The liquid on Titan is particularly thrilling for another reason: the moon may hold life in the layer of water that flows beneath its icy surface.

The myriad lakes, dunes, craters and plains are mapped out in a new study published this week in the journal Nature Astronomy. These diverse features may have formed through the same geological process that took place on Earth, the paper suggests.

The first geological map of Titan shows its lakes, dunes and flat plains in unprecedented detail.

NASA/JPL-Caltech/ASU

“Despite the different materials, temperatures, and gravity fields between Earth and Titan, many surface features are similar between the two worlds and can be interpreted as being products of the same geologic processes,” Rosaly Lopes, a planetary geologist at NASA’s Jet Propulsion Laboratory in Pasadena, California, and lead author of the new research, said in a statement.

The map was created from data obtained during NASA’s Cassini mission. The spacecraft Cassini was launched on October 15, 1997 to explore Saturn and its surrounding moons — it conducted 120 flybys of Titan.

The spacecraft dramatically plunged into Saturn’s atmosphere on September 15, 2017, ending its 20-year mission.

Cassini used radar imaging to penetrate Titan’s opaque atmosphere, which is made up of methane and nitrogen, as well as infrared instruments to make out its larger geological structures.

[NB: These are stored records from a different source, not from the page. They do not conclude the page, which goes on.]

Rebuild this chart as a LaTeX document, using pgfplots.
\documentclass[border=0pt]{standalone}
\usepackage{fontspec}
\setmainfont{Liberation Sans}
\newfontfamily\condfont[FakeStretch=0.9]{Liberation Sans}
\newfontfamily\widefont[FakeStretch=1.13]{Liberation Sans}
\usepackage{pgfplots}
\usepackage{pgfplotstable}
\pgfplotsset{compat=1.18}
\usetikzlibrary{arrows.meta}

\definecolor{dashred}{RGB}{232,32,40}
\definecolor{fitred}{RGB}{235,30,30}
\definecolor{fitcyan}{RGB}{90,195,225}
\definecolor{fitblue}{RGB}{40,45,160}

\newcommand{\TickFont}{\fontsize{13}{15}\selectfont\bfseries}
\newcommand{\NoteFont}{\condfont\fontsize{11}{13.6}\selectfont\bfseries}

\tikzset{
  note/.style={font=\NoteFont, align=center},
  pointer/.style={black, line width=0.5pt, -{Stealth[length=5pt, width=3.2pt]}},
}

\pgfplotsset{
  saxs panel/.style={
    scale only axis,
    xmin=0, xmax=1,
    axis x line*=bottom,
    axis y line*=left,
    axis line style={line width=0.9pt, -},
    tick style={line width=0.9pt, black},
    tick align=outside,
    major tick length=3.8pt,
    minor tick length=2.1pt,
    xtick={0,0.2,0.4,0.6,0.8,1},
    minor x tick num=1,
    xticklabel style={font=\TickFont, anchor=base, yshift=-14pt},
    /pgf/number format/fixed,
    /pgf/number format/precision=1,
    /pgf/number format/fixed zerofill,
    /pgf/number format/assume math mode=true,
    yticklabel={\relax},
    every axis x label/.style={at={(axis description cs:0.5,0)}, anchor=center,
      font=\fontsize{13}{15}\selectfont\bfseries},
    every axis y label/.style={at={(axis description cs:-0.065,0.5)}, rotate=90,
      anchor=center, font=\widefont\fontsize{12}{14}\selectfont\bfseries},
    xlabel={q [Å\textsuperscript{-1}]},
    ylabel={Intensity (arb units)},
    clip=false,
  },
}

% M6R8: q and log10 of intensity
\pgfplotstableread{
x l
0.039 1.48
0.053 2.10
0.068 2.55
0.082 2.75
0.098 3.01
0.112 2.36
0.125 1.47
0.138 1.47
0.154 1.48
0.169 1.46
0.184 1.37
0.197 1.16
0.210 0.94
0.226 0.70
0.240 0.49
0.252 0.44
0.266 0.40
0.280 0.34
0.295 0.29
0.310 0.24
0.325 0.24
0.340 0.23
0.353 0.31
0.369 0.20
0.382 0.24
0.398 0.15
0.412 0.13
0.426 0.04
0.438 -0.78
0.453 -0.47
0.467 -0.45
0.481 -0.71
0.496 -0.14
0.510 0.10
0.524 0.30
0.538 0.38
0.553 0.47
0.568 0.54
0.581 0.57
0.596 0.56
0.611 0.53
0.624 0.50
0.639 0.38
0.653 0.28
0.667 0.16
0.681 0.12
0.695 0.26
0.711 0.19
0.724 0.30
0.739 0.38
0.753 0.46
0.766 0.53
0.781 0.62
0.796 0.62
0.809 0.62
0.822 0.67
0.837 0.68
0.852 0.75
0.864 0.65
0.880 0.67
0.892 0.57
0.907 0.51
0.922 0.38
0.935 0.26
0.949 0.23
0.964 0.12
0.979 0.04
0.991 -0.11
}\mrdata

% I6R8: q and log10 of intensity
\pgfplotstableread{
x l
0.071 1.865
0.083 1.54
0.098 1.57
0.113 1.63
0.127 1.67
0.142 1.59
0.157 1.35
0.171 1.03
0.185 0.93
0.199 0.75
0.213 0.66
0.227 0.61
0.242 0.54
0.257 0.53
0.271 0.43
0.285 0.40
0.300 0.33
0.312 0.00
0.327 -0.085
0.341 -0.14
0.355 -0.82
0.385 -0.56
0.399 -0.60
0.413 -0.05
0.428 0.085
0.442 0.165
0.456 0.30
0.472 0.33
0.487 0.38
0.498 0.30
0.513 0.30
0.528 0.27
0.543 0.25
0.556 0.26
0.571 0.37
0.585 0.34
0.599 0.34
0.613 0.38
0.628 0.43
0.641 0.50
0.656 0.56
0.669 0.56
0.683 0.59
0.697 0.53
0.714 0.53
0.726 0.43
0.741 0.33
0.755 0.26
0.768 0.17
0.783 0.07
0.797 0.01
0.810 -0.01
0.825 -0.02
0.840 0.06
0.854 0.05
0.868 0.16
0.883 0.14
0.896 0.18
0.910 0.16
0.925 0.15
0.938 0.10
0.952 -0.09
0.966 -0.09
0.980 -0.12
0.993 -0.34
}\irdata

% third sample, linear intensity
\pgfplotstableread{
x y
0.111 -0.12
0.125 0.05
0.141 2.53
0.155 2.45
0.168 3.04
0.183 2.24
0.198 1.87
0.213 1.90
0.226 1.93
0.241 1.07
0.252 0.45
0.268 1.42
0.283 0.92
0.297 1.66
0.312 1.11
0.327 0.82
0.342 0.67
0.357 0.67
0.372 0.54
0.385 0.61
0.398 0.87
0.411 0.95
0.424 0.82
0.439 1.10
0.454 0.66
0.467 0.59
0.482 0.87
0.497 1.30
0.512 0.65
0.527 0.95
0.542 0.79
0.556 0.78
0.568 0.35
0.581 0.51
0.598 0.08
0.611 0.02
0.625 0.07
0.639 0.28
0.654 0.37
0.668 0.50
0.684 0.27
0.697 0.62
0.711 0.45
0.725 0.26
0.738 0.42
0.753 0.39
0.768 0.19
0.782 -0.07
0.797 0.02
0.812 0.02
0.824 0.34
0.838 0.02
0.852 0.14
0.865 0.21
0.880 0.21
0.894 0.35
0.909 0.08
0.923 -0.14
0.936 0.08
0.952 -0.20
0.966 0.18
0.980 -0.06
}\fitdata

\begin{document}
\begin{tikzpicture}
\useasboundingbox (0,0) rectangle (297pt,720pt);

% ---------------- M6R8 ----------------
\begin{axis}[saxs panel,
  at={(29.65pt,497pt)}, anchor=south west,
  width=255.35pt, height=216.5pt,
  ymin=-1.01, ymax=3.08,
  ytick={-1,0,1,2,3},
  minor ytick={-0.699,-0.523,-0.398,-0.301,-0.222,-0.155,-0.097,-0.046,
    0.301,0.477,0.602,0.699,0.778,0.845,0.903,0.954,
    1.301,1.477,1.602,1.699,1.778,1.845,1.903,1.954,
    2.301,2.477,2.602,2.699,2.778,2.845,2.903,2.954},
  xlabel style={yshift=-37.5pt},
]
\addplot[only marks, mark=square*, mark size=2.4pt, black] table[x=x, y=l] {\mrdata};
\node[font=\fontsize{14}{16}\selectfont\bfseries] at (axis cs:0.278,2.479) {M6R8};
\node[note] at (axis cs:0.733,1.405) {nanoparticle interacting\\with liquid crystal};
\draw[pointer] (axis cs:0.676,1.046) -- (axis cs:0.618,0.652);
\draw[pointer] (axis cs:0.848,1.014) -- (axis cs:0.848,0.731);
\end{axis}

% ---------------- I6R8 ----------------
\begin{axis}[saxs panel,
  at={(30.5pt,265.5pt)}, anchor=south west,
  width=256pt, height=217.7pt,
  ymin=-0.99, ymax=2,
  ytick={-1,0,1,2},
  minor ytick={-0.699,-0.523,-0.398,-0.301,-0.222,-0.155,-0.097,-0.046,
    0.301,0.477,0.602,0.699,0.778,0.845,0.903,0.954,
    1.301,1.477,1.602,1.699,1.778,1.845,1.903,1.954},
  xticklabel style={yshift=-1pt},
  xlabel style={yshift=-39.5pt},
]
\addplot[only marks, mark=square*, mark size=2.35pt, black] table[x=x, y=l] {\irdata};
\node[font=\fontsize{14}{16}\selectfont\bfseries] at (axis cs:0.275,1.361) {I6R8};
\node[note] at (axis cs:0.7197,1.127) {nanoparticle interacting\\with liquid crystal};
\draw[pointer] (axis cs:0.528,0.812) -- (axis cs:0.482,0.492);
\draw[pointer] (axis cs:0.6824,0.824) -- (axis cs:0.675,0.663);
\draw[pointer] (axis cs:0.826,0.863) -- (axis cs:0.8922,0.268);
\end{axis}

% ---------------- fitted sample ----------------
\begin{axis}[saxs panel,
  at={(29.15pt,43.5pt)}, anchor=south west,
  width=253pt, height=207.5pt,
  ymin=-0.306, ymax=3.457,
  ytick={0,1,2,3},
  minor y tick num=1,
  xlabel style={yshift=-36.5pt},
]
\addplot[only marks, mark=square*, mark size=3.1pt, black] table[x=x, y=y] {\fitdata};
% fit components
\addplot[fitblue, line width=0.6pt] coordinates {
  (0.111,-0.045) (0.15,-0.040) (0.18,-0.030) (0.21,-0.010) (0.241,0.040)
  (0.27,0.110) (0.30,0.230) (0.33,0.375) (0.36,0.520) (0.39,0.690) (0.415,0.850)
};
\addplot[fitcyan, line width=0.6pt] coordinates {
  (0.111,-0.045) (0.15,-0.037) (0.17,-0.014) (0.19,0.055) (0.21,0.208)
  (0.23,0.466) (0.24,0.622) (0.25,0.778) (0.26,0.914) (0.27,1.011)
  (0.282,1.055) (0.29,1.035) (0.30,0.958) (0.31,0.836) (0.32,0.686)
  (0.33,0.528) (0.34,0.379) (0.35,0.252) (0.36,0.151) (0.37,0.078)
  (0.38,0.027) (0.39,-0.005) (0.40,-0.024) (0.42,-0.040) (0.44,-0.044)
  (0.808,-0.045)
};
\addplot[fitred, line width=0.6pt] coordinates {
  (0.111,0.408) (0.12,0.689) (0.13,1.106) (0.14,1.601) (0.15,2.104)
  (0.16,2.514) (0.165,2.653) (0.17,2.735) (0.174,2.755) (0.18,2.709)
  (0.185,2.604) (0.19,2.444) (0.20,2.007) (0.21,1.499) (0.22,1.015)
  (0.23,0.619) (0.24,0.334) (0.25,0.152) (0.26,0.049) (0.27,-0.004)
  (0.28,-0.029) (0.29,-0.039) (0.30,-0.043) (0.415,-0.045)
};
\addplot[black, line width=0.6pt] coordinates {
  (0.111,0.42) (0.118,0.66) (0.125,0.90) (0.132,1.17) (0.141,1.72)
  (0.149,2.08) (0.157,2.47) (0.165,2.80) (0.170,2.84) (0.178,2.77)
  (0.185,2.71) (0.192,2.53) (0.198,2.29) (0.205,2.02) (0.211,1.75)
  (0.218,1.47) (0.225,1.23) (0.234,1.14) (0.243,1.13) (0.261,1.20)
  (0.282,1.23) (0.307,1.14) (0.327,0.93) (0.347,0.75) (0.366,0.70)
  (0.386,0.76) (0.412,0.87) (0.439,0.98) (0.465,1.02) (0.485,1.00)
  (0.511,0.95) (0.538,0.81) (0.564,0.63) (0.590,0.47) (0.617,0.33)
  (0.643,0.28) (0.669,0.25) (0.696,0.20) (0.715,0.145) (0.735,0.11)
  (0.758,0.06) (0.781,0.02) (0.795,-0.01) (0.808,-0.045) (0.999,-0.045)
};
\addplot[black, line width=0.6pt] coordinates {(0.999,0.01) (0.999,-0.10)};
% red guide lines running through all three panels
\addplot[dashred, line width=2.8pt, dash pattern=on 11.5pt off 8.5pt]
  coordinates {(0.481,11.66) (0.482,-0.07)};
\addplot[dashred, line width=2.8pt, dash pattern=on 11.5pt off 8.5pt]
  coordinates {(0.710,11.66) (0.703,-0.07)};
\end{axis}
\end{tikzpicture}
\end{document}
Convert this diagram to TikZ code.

“The Cassini mission revealed that Titan is a geologically active world, where hydrocarbons like methane and ethane take the role that water has on Earth,” David Williams, associate research professor at Arizona State University and a co-author on the study, said in a statement. “These hydrocarbons rain down on the surface, flow in streams and rivers, accumulate in lakes and seas, and evaporate into the atmosphere. It’s quite an astounding world!”

Taking advantage of Titan’s dense atmosphere and low gravity, NASA hopes its craft Dragonfly will one day explore dozens of locations across the icy world -- and possibly discover signatures of life.

NASA/JHU-APL

NASA is planning a mission to further explore this diverse world in the year 2026. The mission, named Dragonfly, will collect and bring samples from the icy moon back to Earth. It is also hoped to find signs of life — a potential first signal that we are not as cosmologically unique as we may feel.